Things have been a bit rough up in Redmond, what with Google getting all the great press, Tiger beating Vista out the gate by more than a year, and a stock price that hasn’t moved since George W.’s first term. What’s a company to do? Why reorganize, of course.

Last week Microsoft had an unwieldy seven divisions with seven different chiefs. Now Microsoft is down to three, with the three head honchos reporting directly to Steve Ballmer. Meanwhile, Jim Allchin, the man behind Longhorn, announced plans to retire, less than a month after we here at Redmond magazine put him on the cover. Ray Ozzie, the brains behind Notes and Groove and our July cover boy, has expanded responsibilities to steer Microsoft’s software services push.

Dell Dumps Itanium
Dell has long been an Intel stalwart, even when AMD’s 64-bit chips proved a fast and affordable alternative for PCs (any gamer worth his salt uses AMD to run Doom). But Dell stuck to its Intel guns, which is why I was surprised when Dell ditched Itanium for its 64-bit servers. Dell will still use Intel but is bailing on Intel’s highest-end server engine.

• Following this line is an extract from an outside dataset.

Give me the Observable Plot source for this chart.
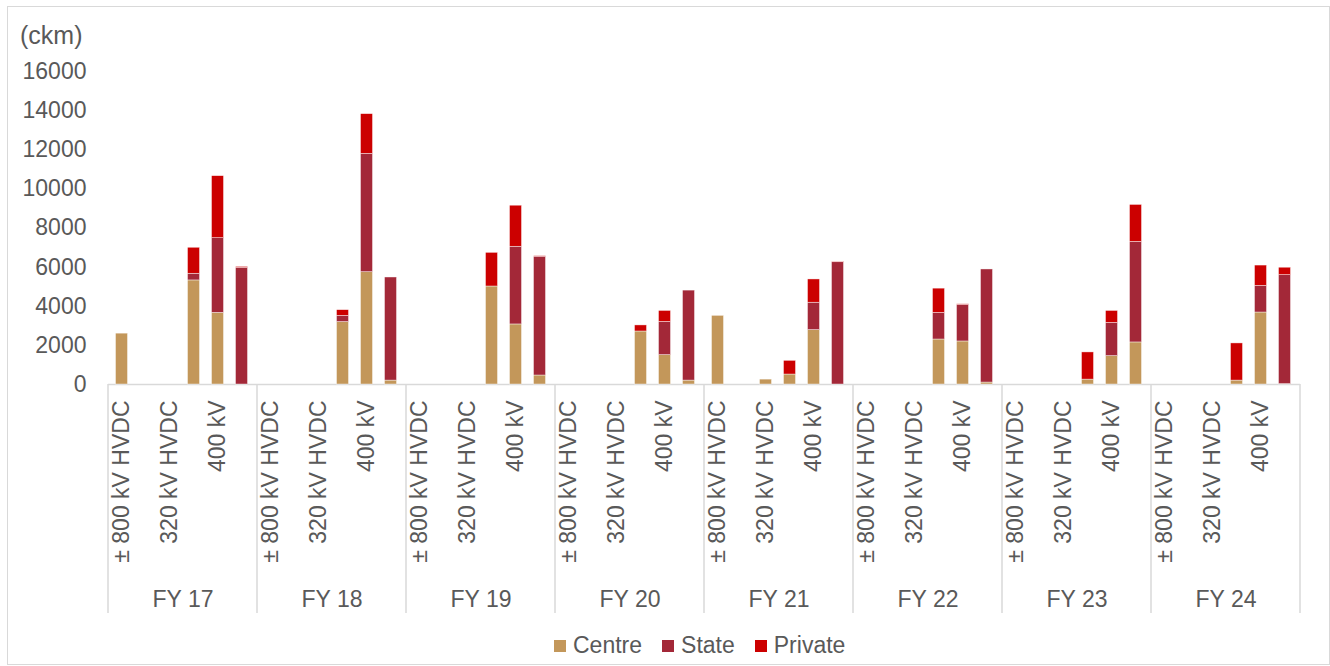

According to our report, Itanium will live on, but failures like Dell’s point to a now vulnerable Intel. Finally, processor competition has arrived.

The Mac, It Lives
Microsoft clearly has a love/hate relationship with the Mac, with a lot more of the latter. But with Office still commanding a premium price, and with file format dictatorship still job one, the company is more or less forced to keep upgrading Office for the Mac, which it did with the recent release of Mac Office 2004, Service Pack 2. Most of the new lines of code seem to go into Entourage, giving the messaging client greater collaboration and integration with Exchange.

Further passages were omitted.